[Start of RECORDS TO USE]
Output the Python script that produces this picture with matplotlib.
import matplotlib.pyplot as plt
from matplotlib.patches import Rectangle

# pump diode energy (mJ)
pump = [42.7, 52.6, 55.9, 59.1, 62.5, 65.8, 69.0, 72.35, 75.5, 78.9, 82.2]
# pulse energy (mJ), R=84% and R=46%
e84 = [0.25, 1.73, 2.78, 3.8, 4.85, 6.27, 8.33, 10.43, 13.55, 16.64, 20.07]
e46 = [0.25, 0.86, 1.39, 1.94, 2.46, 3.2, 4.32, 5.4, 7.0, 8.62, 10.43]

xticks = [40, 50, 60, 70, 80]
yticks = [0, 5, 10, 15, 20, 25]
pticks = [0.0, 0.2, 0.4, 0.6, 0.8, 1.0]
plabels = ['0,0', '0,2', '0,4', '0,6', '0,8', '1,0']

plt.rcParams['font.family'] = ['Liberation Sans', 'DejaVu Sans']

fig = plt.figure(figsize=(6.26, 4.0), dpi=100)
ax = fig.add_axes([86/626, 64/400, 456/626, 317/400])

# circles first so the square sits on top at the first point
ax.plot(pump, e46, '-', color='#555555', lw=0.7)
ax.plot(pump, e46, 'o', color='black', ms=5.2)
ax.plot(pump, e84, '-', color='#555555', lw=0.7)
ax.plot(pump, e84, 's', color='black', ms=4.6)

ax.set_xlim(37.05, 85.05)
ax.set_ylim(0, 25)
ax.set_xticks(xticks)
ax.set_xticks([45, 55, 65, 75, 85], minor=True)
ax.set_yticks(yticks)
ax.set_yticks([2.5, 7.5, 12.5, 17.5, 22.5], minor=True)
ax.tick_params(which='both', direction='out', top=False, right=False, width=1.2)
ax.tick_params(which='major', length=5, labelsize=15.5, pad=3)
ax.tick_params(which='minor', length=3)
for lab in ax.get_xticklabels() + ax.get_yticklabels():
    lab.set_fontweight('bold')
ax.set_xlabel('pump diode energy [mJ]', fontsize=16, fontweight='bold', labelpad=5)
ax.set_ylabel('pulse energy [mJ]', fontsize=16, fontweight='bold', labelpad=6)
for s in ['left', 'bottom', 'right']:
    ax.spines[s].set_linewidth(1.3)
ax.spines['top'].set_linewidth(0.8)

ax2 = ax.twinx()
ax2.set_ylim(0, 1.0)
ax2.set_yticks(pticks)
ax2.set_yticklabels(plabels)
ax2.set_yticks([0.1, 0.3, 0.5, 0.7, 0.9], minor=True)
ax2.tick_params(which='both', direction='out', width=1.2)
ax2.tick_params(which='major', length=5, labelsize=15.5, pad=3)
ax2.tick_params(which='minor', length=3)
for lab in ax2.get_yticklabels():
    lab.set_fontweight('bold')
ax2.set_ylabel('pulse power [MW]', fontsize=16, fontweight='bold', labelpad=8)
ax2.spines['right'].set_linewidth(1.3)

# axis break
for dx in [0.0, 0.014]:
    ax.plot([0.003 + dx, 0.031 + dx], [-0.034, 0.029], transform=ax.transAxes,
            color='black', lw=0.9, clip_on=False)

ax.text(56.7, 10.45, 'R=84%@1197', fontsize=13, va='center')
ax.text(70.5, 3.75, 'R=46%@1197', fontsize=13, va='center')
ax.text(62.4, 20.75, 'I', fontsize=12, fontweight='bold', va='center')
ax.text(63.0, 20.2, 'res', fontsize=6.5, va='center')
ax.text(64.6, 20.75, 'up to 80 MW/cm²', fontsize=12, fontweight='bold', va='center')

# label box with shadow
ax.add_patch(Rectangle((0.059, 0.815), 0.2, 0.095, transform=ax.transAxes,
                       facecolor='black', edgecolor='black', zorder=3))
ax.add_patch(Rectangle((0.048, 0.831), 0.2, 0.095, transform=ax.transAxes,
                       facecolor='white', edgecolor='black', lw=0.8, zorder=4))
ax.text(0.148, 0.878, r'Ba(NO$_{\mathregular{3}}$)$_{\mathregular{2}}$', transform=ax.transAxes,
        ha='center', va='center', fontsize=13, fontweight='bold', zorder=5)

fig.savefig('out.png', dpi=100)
[End of RECORDS TO USE]
[Start of RECORDS TO USE]
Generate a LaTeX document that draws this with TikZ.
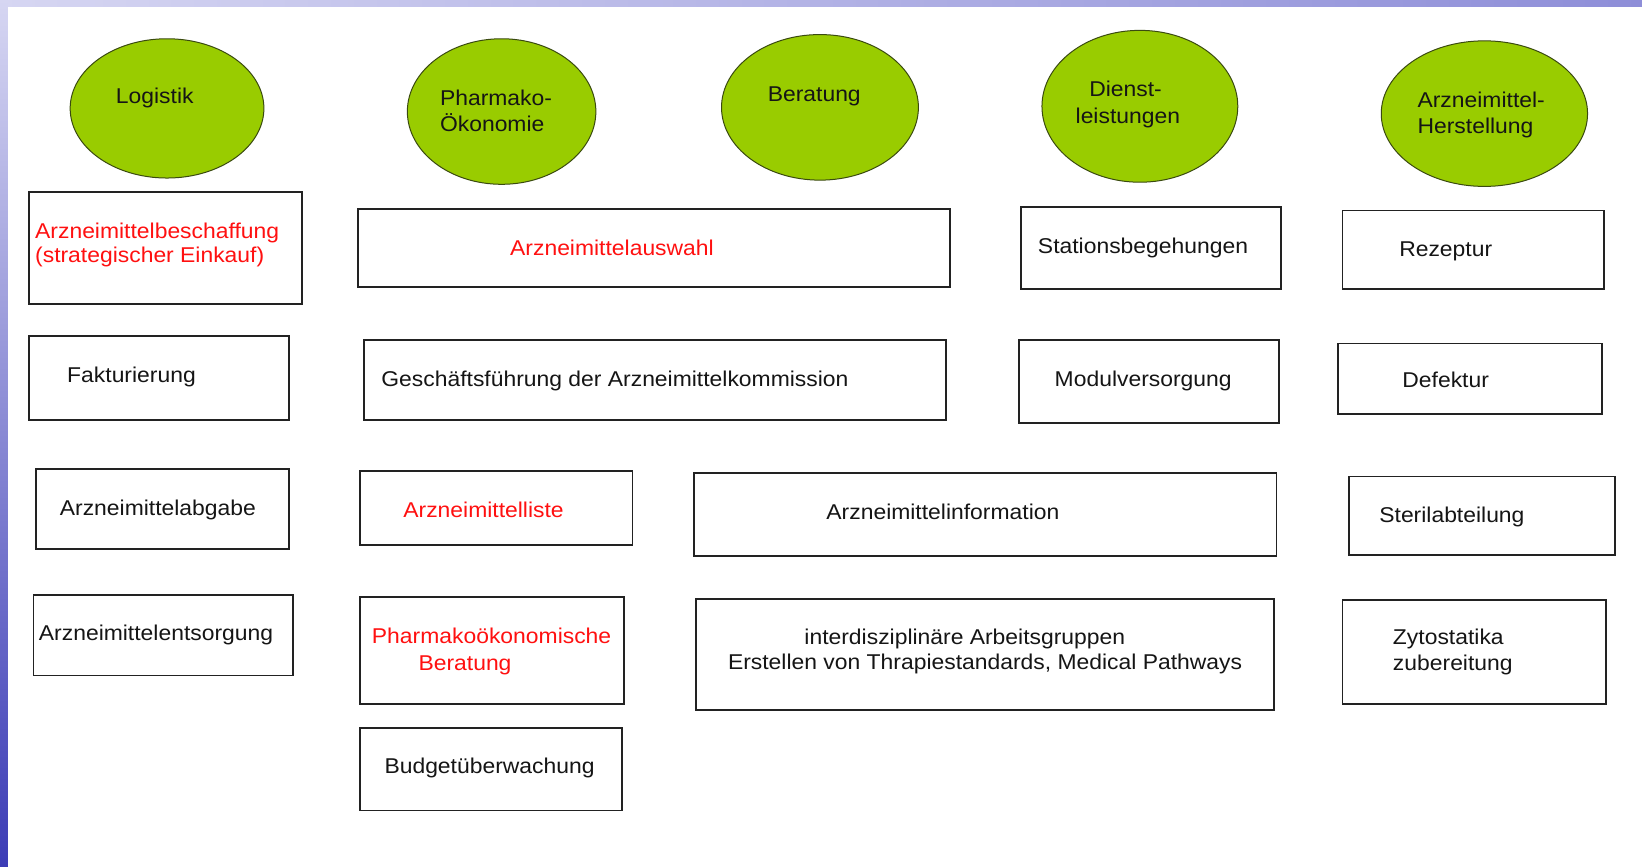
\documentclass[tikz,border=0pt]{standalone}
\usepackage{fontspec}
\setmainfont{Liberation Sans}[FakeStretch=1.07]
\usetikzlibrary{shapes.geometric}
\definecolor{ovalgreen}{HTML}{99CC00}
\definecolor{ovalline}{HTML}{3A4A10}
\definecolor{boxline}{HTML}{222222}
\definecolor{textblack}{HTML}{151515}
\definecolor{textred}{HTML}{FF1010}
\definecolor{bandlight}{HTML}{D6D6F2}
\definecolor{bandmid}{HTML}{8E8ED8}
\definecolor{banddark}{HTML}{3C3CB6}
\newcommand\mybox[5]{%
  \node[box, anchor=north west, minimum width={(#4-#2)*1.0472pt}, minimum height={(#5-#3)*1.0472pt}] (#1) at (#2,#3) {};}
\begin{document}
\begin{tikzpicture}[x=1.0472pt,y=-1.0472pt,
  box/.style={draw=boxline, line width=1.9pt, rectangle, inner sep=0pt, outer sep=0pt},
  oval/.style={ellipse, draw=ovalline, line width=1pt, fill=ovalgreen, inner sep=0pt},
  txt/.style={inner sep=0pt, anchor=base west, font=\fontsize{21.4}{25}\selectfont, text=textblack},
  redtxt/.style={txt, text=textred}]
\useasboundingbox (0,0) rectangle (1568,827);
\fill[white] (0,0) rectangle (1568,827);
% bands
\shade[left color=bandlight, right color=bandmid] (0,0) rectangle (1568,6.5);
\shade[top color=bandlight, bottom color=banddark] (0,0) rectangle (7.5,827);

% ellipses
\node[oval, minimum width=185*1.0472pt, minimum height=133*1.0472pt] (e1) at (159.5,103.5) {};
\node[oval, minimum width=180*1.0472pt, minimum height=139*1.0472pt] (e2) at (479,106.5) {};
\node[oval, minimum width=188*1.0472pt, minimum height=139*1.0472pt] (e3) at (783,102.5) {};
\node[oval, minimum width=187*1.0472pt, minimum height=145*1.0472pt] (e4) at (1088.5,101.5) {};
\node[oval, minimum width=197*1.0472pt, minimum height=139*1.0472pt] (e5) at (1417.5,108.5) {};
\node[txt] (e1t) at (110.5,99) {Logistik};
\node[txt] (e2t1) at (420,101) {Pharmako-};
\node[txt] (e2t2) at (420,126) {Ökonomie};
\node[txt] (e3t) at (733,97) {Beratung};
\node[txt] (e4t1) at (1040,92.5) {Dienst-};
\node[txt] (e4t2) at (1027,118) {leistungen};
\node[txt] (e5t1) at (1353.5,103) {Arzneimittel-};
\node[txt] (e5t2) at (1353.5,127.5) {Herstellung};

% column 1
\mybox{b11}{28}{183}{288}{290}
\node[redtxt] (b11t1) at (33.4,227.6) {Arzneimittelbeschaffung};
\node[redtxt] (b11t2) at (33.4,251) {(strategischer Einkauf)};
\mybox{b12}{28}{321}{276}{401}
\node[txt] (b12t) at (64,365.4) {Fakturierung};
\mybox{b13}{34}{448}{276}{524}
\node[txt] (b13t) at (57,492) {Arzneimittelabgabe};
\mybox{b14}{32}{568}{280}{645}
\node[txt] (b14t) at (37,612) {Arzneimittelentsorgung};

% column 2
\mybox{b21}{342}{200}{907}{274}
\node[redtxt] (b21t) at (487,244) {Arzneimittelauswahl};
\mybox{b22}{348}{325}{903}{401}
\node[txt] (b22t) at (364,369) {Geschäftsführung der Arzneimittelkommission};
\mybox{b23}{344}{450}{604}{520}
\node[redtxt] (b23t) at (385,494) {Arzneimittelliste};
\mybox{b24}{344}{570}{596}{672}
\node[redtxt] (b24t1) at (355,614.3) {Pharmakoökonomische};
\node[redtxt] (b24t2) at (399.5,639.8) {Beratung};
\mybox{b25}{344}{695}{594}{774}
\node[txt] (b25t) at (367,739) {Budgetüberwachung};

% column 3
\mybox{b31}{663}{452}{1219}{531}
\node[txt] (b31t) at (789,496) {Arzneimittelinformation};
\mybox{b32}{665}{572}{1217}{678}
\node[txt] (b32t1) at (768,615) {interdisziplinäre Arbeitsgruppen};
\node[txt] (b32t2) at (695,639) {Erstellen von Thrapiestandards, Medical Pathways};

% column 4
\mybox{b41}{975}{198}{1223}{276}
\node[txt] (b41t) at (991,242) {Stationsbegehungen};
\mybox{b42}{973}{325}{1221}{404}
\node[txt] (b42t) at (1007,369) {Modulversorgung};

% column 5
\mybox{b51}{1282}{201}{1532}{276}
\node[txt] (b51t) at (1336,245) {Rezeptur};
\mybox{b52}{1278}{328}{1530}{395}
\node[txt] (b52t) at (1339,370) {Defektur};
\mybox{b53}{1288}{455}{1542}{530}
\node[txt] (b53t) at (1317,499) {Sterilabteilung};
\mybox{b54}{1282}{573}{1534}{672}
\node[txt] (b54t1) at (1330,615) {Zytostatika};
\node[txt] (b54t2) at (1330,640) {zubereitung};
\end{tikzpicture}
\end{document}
[End of RECORDS TO USE]
WRITTEN TASK:
Identify the lines that contain the string "with", and copy every one of them.

IN RESPONSE:
Output the Python script that produces this picture with matplotlib.
# label box with shadow
Generate a LaTeX document that draws this with TikZ.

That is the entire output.